I reckon it to be about a year since I reviewed this game for Micro Mart, and yet finally, Ullyatt the Great, has got around to ViColumn's real media release. Not a moment to soon either; people who like using the VIC 20 in the flesh should be considering adding this neat little puzzler to their collection as soon as possible. As a side note, ViColumn is by none other than Jason "T.M.R" Kelk himself, head honcho of this site, so there'll be no bias here, isn't that right boss? (Did i forget to post that fiver, then...? - J =-)
It has to be said that if you're going to create a game on the humble VIC 20, (in a similar fashion to Atari 2600 homebrew games) it should be one worthy of note, and this tribute to Sega's arcade game Columns is noteworthy indeed. I nearly said "Classic" then, but to be honest, I start this review not being a fan of Columns: I find it to lack the level of skill required for Tetris, and the "addictiveness" that a good version of Tetris has. And I'll challenge anyone to come up with just one good reason to why Columns is better that Tetris. Just one. I'll await the onslaught of emails from Sega fans the world over, if they read this text that is.
ViColumn isn't an exact clone of Sega's workings. Indeed, Kelk once said to me that he concentrated on how well the game played rather than cloning the original exactly. And for that, he's come up with something better with more of a focus on playability and proficiency. You see, you can only match each coloured "gem" either horizontally, vertically or both in groups of three or more; there is no way to match them diagonally. This cuts down the amount of luck as you play, giving the player more control over the "well" and his (or her) own destiny in the game and eventual score.
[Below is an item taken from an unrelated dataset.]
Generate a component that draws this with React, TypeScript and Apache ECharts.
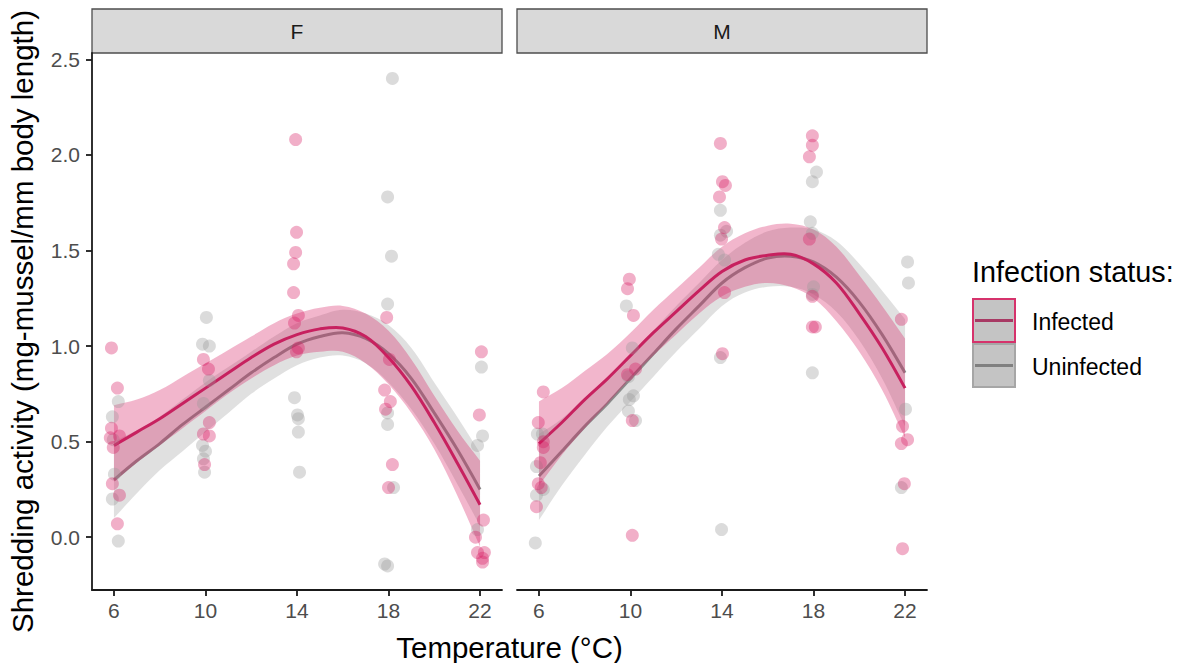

Cronosoft's second VIC 20 release is commendable of its price tag, and will provide fans of the puzzle genre with hours of entertainment. It's not quite a Tetris-beater in my opinion, however it's not something that should be over-looked. There's elegant programming and a solid fun game mechanic that'll keep you coming back time and again. Accompanying its colourful graphics is a great musical score from Matt Simmonds, however it does not require any extra RAM, kudos to Cosine Systems for managing this feat. Once again, it's time to dust off the original bread-bin, grab your trusty joystick and load something that's worthy of Commodore's first fun computer. You know that you want to.